Figure 1: Screenshot of the prototype

For hands free control we have used the gyroscope of the glasses. With a quick head movement to the right and left can be navigated through the app. In the selection of the menu, you can move your head to the left to go to egg well done. If you move your head quickly to the right, you can choose the egg sunny side up. In all other activities you can navigate back with a head movement to the left and with a head movement to the right you can go to the next step.

Security in Android applications

With Application Sandbox android uses a Linux protection to identify and isolate apps. The isolation protect Apps from malicus apps. Android assigns for that an unique iser ID to each application.

The UID is used to set up a kernel Application Sandbox. The kernel guaranteed security between the apps and the system. So the apps can not communicate to each other and have a limited access to the operating system. The sandbox is based on the seperation between processes and file permissions.

Because the Application Sandbox is in the kernel, this security model extends to native code and to operating system applications. That’s why native code is as safe as interpreted code.
On some platforms, developers need a development framework, a set of APIs, or a language to enforce security. There are no restrictions in Android to write secure applications.

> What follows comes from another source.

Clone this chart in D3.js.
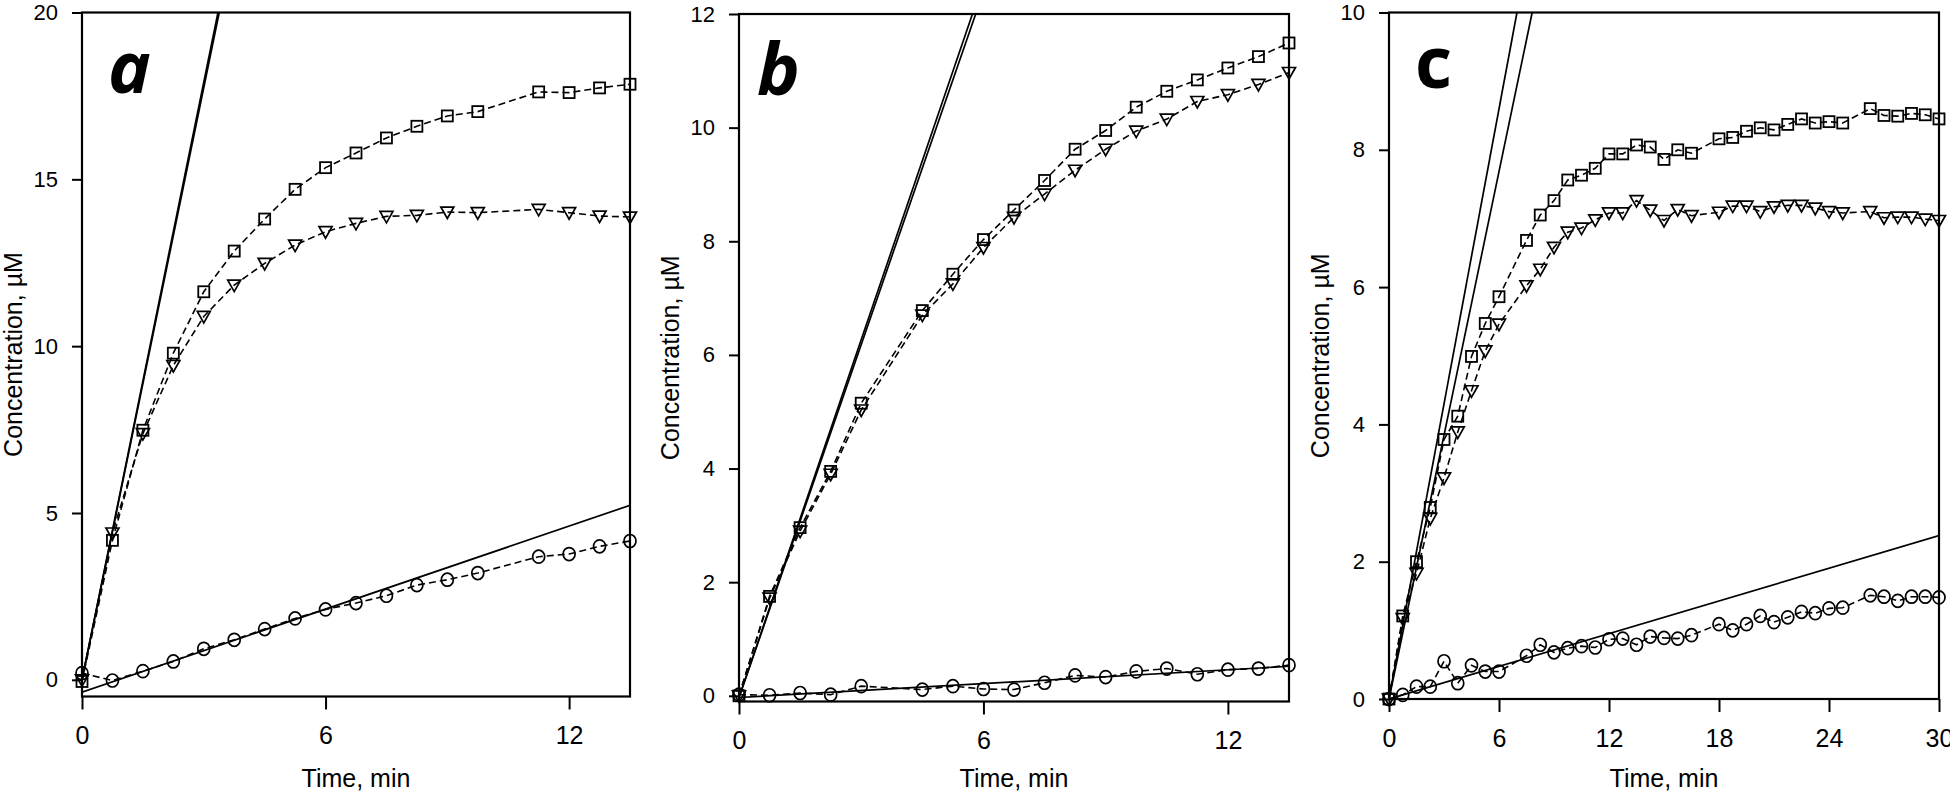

Unique Selling Proposition

A unique selling proposition makes a start-up unique.
Our glasses are the only AR glasses that teach the customer to cook. With the help of machine learning, the cooks will be shown how to cook. In addition, using machine learning to determine when is the best time to go to the next step. This would automate the navigation. None of the related work offers these functions. With this features is our augmented reality glasses unique.